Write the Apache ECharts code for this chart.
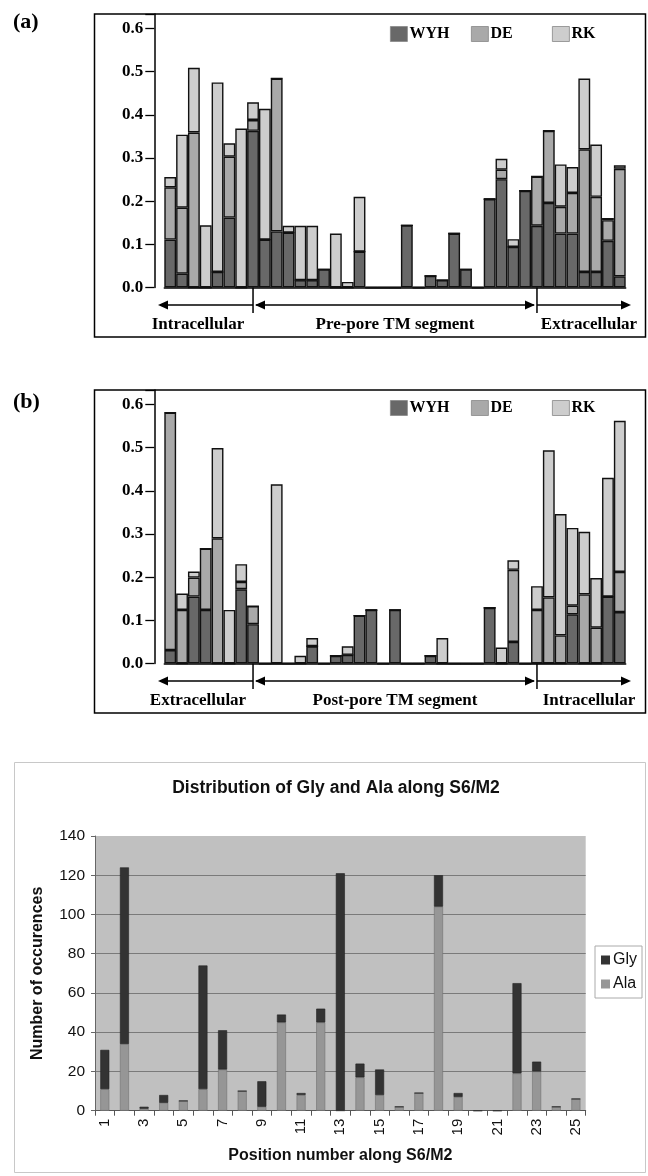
<!DOCTYPE html>
<html><head><meta charset="utf-8">
<script src="https://cdn.jsdelivr.net/npm/echarts@6/dist/echarts.min.js"></script>
<style>html,body{margin:0;padding:0;background:#fff}#c{width:648px;height:1176px}</style>
</head><body><div id="c"></div>
<script>
// ---------- data ----------
const positionsAB = [1,2,3,4,5,6,7,8,9,10,11,12,13,14,15,16,17,18,19,20,21,22,23,24,25,26,27,28,29,30,31,32,33,34,35,36,37,38,39];
// panel (a)
const wyhA = [0.111,0.032,0,0,0.036,0.162,0,0.363,0.111,0.130,0.127,0.017,0.017,0.042,0,0,0.083,0,0,0,0.144,0,0.027,0.017,0.125,0.042,0,0.205,0.251,0.094,0.224,0.143,0.196,0.125,0.125,0.036,0.036,0.108,0.026];
const deA  = [0.121,0.153,0.359,0,0,0.141,0,0.025,0,0.354,0,0,0,0,0,0,0,0,0,0,0,0,0,0,0,0,0,0,0.022,0,0,0.114,0.167,0.062,0.094,0.284,0.174,0.048,0.249];
const rkA  = [0.024,0.169,0.150,0.144,0.439,0.031,0.368,0.041,0.303,0,0.016,0.126,0.126,0,0.125,0.013,0.127,0,0,0,0,0,0,0,0,0,0,0,0.025,0.018,0,0,0,0.098,0.060,0.164,0.121,0.005,0.008];
// panel (b)
const wyhB = [0.031,0,0.155,0.124,0,0,0.172,0.091,0,0,0,0,0.040,0,0.018,0.020,0.111,0.124,0,0.124,0,0,0.018,0,0,0,0,0.129,0,0.050,0,0,0,0,0.114,0,0,0.155,0.119];
const deB  = [0.550,0.124,0.044,0.142,0.290,0,0.017,0.042,0,0,0,0,0,0,0,0,0,0,0,0,0,0,0,0,0,0,0,0,0,0.167,0,0.124,0.153,0.065,0.020,0.160,0.083,0,0.093];
const rkB  = [0,0.038,0.014,0,0.209,0.124,0.041,0,0,0.415,0,0.018,0.019,0,0,0.020,0,0,0,0,0,0,0,0.059,0,0,0,0,0.037,0.022,0,0.055,0.341,0.281,0.180,0.145,0.115,0.275,0.350];
// panel (c)
const positionsC = ['1','2','3','4','5','6','7','8','9','10','11','12','13','14','15','16','17','18','19','20','21','22','23','24','25'];
const glyC = [20,90,1,4,0,63,20,0,13,4,1,7,121,7,13,0,0,16,2,0,0,46,5,0,0];
const alaC = [11,34,1,4,5,11,21,10,2,45,8,45,0,17,8,2,9,104,7,0,0,19,20,2,6];
const regionsA = ['Intracellular','Pre-pore TM segment','Extracellular'];
const regionsB = ['Extracellular','Post-pore TM segment','Intracellular'];

// ---------- layout ----------
const SERIF = '"Liberation Serif","Times New Roman",serif';
const SANS = '"Liberation Sans",Arial,sans-serif';
const GL = 164.3, GW = 461.4, GH = 273.5;
const TOP_A = 14, TOP_B = 390;
const BW = GW / positionsAB.length;
const D1 = GL + 7.5 * BW, D2 = GL + 31.5 * BW;
const COL = {WYH:'#686868', DE:'#a9a9a9', RK:'#cdcdcd'};

const chart = echarts.init(document.getElementById('c'), null, {renderer:'canvas'});

function yAxisAB(gi){
  return {
    type:'value', gridIndex:gi, min:0, max:0.6335, interval:0.1, offset:10,
    axisLine:{show:true, lineStyle:{color:'#000', width:1.5}},
    axisTick:{show:true, length:9, lineStyle:{color:'#000', width:1.3}},
    splitLine:{show:false},
    axisLabel:{margin:11, color:'#000', fontFamily:SERIF, fontWeight:'bold', fontSize:17,
      formatter:v => Math.abs(v*10 - Math.round(v*10)) < 1e-6 ? v.toFixed(1) : ''}
  };
}
function xAxisAB(gi){
  return {type:'category', gridIndex:gi, data:positionsAB,
    axisLine:{show:true, lineStyle:{color:'#000', width:1.5}},
    axisTick:{show:false}, axisLabel:{show:false}, splitLine:{show:false}};
}
function barSeries(name, data, gi, stack){
  return {type:'bar', name, data, xAxisIndex:gi, yAxisIndex:gi, stack,
    barCategoryGap:'0%', barGap:'0%',
    itemStyle:{color:COL[name], borderColor:'#111', borderWidth:1.4}};
}
function legendAB(name, left, top){
  return {data:[name], left, top, padding:0, itemWidth:17, itemHeight:15, itemGap:0,
    icon:'rect', itemStyle:{borderColor:'#888', borderWidth:0.8},
    textStyle:{fontFamily:SERIF, fontWeight:'bold', fontSize:16, color:'#000', padding:[0,0,0,-3]}};
}
function arrows(baseY, ay, ly, labels){
  const L = 158, R = 631, s = {stroke:'#000', lineWidth:1.5};
  const tri = (pts) => ({type:'polygon', shape:{points:pts}, style:{fill:'#000'}});
  const txt = (t, x) => ({type:'text', x, y:ly, style:{text:t, font:'bold 17px '+SERIF, fill:'#000', textAlign:'center', textVerticalAlign:'middle'}});
  return [
    {type:'line', shape:{x1:D1, y1:baseY, x2:D1, y2:ay+8}, style:s},
    {type:'line', shape:{x1:D2, y1:baseY, x2:D2, y2:ay+8}, style:s},
    {type:'line', shape:{x1:L+2, y1:ay, x2:D1, y2:ay}, style:s},
    {type:'line', shape:{x1:D1+3, y1:ay, x2:D2-3, y2:ay}, style:s},
    {type:'line', shape:{x1:D2, y1:ay, x2:R-2, y2:ay}, style:s},
    tri([[L,ay],[L+10,ay-4.5],[L+10,ay+4.5]]),
    tri([[D1+2,ay],[D1+12,ay-4.5],[D1+12,ay+4.5]]),
    tri([[D2-2,ay],[D2-12,ay-4.5],[D2-12,ay+4.5]]),
    tri([[R,ay],[R-10,ay-4.5],[R-10,ay+4.5]]),
    txt(labels[0], 198), txt(labels[1], (D1+D2)/2), txt(labels[2], 589)
  ];
}

const option = {
  animation:false,
  backgroundColor:'#fff',
  title:{text:'Distribution of Gly and Ala along S6/M2', left:331, top:774, textAlign:'center',
    textStyle:{fontFamily:SANS, fontWeight:'bold', fontSize:17.5, color:'#111'}},
  grid:[
    {left:GL, top:TOP_A, width:GW, height:GH},
    {left:GL, top:TOP_B, width:GW, height:GH},
    {left:95, top:836, width:490.7, height:274.7, show:true, backgroundColor:'#c0c0c0', borderWidth:0}
  ],
  xAxis:[xAxisAB(0), xAxisAB(1),
    {type:'category', gridIndex:2, data:positionsC,
     name:'Position number along S6/M2', nameLocation:'middle', nameGap:37,
     nameTextStyle:{fontFamily:SANS, fontWeight:'bold', fontSize:16, color:'#111'},
     axisLine:{show:true, lineStyle:{color:'#555', width:1}},
     axisTick:{show:true, interval:0, length:5, lineStyle:{color:'#555'}},
     axisLabel:{interval:1, rotate:90, margin:8, fontFamily:SANS, fontSize:15, color:'#111'}}
  ],
  yAxis:[yAxisAB(0), yAxisAB(1),
    {type:'value', gridIndex:2, min:0, max:140, interval:20,
     name:'Number of occurences', nameLocation:'middle', nameGap:49, nameRotate:90,
     nameTextStyle:{fontFamily:SANS, fontWeight:'bold', fontSize:16, color:'#111'},
     axisLine:{show:true, lineStyle:{color:'#666'}},
     axisTick:{show:true, length:4, lineStyle:{color:'#666'}},
     splitLine:{show:true, showMaxLine:false, lineStyle:{color:'#7a7a7a', width:1}},
     axisLabel:{margin:10, fontFamily:SANS, fontSize:15.5, color:'#111'}}
  ],
  legend:[
    legendAB('WYH', 390, 26), legendAB('DE', 471, 26), legendAB('RK', 552, 26),
    legendAB('WYH', 390, 400), legendAB('DE', 471, 400), legendAB('RK', 552, 400),
    {data:['Gly','Ala'], orient:'vertical', left:595, top:946, padding:[6,5,6,6],
     itemWidth:9, itemHeight:9, itemGap:8, icon:'rect', itemStyle:{borderWidth:0},
     borderColor:'#aaa', borderWidth:1, backgroundColor:'#fff',
     textStyle:{fontFamily:SANS, fontSize:16, color:'#111', padding:[0,0,0,-2]}}
  ],
  series:[
    barSeries('WYH', wyhA, 0, 'a'), barSeries('DE', deA, 0, 'a'), barSeries('RK', rkA, 0, 'a'),
    barSeries('WYH', wyhB, 1, 'b'), barSeries('DE', deB, 1, 'b'), barSeries('RK', rkB, 1, 'b'),
    {type:'bar', name:'Ala', data:alaC, xAxisIndex:2, yAxisIndex:2, stack:'c', barWidth:9,
     itemStyle:{color:'#969696', borderColor:'#707070', borderWidth:0.6}},
    {type:'bar', name:'Gly', data:glyC, xAxisIndex:2, yAxisIndex:2, stack:'c', barWidth:9,
     itemStyle:{color:'#333333', borderColor:'#222', borderWidth:0.6}}
  ],
  graphic:[].concat(
    [
      {type:'rect', shape:{x:94.5, y:TOP_A, width:551, height:323}, style:{fill:'none', stroke:'#000', lineWidth:1.5}},
      {type:'rect', shape:{x:94.5, y:TOP_B, width:551, height:323}, style:{fill:'none', stroke:'#000', lineWidth:1.5}},
      {type:'rect', shape:{x:14.5, y:762.5, width:631, height:410}, style:{fill:'none', stroke:'#c8c8c8', lineWidth:1}},
      {type:'text', x:13, y:22, style:{text:'(a)', font:'bold 22px '+SERIF, fill:'#000', textVerticalAlign:'middle'}},
      {type:'text', x:13, y:402, style:{text:'(b)', font:'bold 22px '+SERIF, fill:'#000', textVerticalAlign:'middle'}}
    ],
    arrows(TOP_A+GH, 305, 325, regionsA),
    arrows(TOP_B+GH, 681, 701, regionsB)
  )
};
chart.setOption(option);
</script></body></html>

EXERCISE DIRECTIONS: Write out again, exactly, the lines from the start of the listing up to the line containing "const regionsB = ['Extracellular','Post-pore", with both ends and without pictures.

WRITTEN RESPONSE:
Write the Apache ECharts code for this chart.
<!DOCTYPE html>
<html><head><meta charset="utf-8">
<script src="https://cdn.jsdelivr.net/npm/echarts@6/dist/echarts.min.js"></script>
<style>html,body{margin:0;padding:0;background:#fff}#c{width:648px;height:1176px}</style>
</head><body><div id="c"></div>
<script>
// ---------- data ----------
const positionsAB = [1,2,3,4,5,6,7,8,9,10,11,12,13,14,15,16,17,18,19,20,21,22,23,24,25,26,27,28,29,30,31,32,33,34,35,36,37,38,39];
// panel (a)
const wyhA = [0.111,0.032,0,0,0.036,0.162,0,0.363,0.111,0.130,0.127,0.017,0.017,0.042,0,0,0.083,0,0,0,0.144,0,0.027,0.017,0.125,0.042,0,0.205,0.251,0.094,0.224,0.143,0.196,0.125,0.125,0.036,0.036,0.108,0.026];
const deA  = [0.121,0.153,0.359,0,0,0.141,0,0.025,0,0.354,0,0,0,0,0,0,0,0,0,0,0,0,0,0,0,0,0,0,0.022,0,0,0.114,0.167,0.062,0.094,0.284,0.174,0.048,0.249];
const rkA  = [0.024,0.169,0.150,0.144,0.439,0.031,0.368,0.041,0.303,0,0.016,0.126,0.126,0,0.125,0.013,0.127,0,0,0,0,0,0,0,0,0,0,0,0.025,0.018,0,0,0,0.098,0.060,0.164,0.121,0.005,0.008];
// panel (b)
const wyhB = [0.031,0,0.155,0.124,0,0,0.172,0.091,0,0,0,0,0.040,0,0.018,0.020,0.111,0.124,0,0.124,0,0,0.018,0,0,0,0,0.129,0,0.050,0,0,0,0,0.114,0,0,0.155,0.119];
const deB  = [0.550,0.124,0.044,0.142,0.290,0,0.017,0.042,0,0,0,0,0,0,0,0,0,0,0,0,0,0,0,0,0,0,0,0,0,0.167,0,0.124,0.153,0.065,0.020,0.160,0.083,0,0.093];
const rkB  = [0,0.038,0.014,0,0.209,0.124,0.041,0,0,0.415,0,0.018,0.019,0,0,0.020,0,0,0,0,0,0,0,0.059,0,0,0,0,0.037,0.022,0,0.055,0.341,0.281,0.180,0.145,0.115,0.275,0.350];
// panel (c)
const positionsC = ['1','2','3','4','5','6','7','8','9','10','11','12','13','14','15','16','17','18','19','20','21','22','23','24','25'];
const glyC = [20,90,1,4,0,63,20,0,13,4,1,7,121,7,13,0,0,16,2,0,0,46,5,0,0];
const alaC = [11,34,1,4,5,11,21,10,2,45,8,45,0,17,8,2,9,104,7,0,0,19,20,2,6];
const regionsA = ['Intracellular','Pre-pore TM segment','Extracellular'];
const regionsB = ['Extracellular','Post-pore TM segment','Intracellular'];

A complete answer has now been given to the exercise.